- [INFORMATION SUPPLIED]
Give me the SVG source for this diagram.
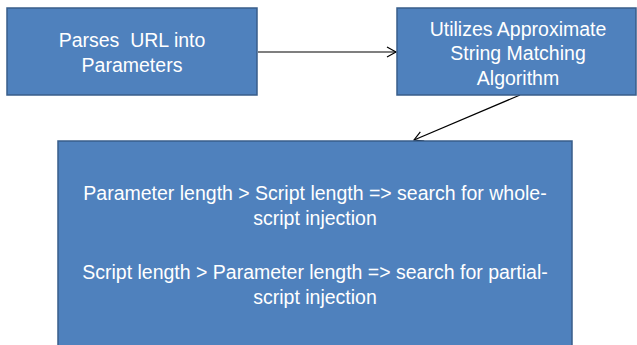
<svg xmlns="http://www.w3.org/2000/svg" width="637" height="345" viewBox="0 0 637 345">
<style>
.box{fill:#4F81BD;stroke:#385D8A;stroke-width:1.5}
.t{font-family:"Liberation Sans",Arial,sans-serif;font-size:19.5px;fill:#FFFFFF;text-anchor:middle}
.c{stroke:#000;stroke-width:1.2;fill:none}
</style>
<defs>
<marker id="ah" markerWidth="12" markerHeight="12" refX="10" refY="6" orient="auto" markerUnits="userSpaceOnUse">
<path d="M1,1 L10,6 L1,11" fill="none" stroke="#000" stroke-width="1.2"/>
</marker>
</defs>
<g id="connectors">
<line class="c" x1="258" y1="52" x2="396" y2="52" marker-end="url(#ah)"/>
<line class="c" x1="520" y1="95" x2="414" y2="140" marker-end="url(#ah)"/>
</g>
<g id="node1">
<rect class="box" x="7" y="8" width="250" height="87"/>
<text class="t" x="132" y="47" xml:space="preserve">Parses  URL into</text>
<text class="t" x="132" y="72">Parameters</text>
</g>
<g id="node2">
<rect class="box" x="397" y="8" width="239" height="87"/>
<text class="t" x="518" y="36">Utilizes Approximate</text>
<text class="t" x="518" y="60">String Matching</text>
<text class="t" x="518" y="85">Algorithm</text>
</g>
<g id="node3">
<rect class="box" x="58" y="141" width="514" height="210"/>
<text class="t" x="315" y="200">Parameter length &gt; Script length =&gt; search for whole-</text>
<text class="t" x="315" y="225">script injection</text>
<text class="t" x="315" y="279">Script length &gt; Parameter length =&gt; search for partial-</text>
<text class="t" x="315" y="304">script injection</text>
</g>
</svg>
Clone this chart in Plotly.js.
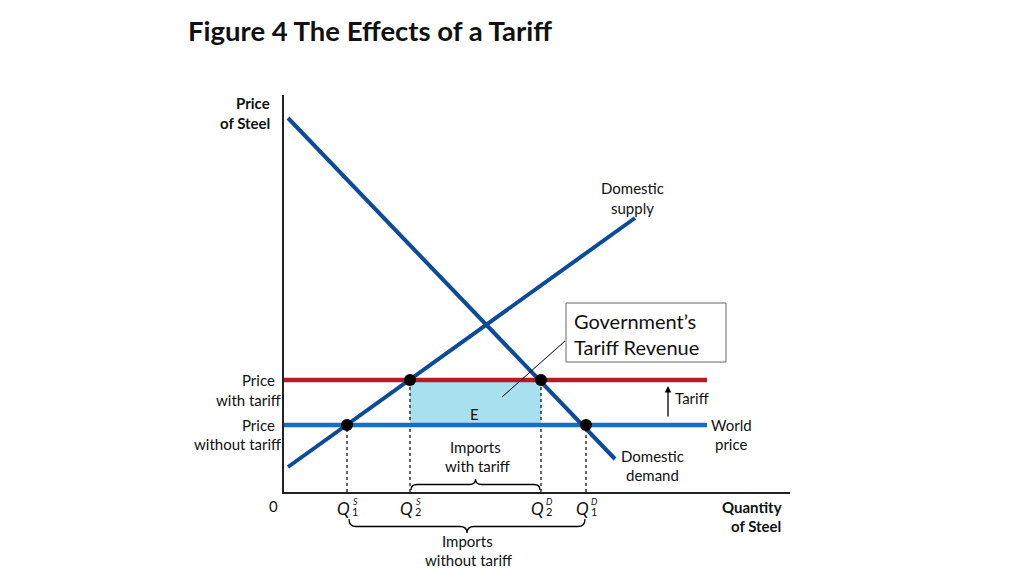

- [WHAT NEEDS TO BE DONE] Leave out the pictures and restate everything else word for word.

- [ANSWER TO THIS PROBLEM]
Give me the SVG source for this diagram.
<svg xmlns="http://www.w3.org/2000/svg" width="637" height="345" viewBox="0 0 637 345">
<style>
.box{fill:#4F81BD;stroke:#385D8A;stroke-width:1.5}
.t{font-family:"Liberation Sans",Arial,sans-serif;font-size:19.5px;fill:#FFFFFF;text-anchor:middle}
.c{stroke:#000;stroke-width:1.2;fill:none}
</style>
<defs>
<marker id="ah" markerWidth="12" markerHeight="12" refX="10" refY="6" orient="auto" markerUnits="userSpaceOnUse">
<path d="M1,1 L10,6 L1,11" fill="none" stroke="#000" stroke-width="1.2"/>
</marker>
</defs>
<g id="connectors">
<line class="c" x1="258" y1="52" x2="396" y2="52" marker-end="url(#ah)"/>
<line class="c" x1="520" y1="95" x2="414" y2="140" marker-end="url(#ah)"/>
</g>
<g id="node1">
<rect class="box" x="7" y="8" width="250" height="87"/>
<text class="t" x="132" y="47" xml:space="preserve">Parses  URL into</text>
<text class="t" x="132" y="72">Parameters</text>
</g>
<g id="node2">
<rect class="box" x="397" y="8" width="239" height="87"/>
<text class="t" x="518" y="36">Utilizes Approximate</text>
<text class="t" x="518" y="60">String Matching</text>
<text class="t" x="518" y="85">Algorithm</text>
</g>
<g id="node3">
<rect class="box" x="58" y="141" width="514" height="210"/>
<text class="t" x="315" y="200">Parameter length &gt; Script length =&gt; search for whole-</text>
<text class="t" x="315" y="225">script injection</text>
<text class="t" x="315" y="279">Script length &gt; Parameter length =&gt; search for partial-</text>
<text class="t" x="315" y="304">script injection</text>
</g>
</svg>
Clone this chart in Plotly.js.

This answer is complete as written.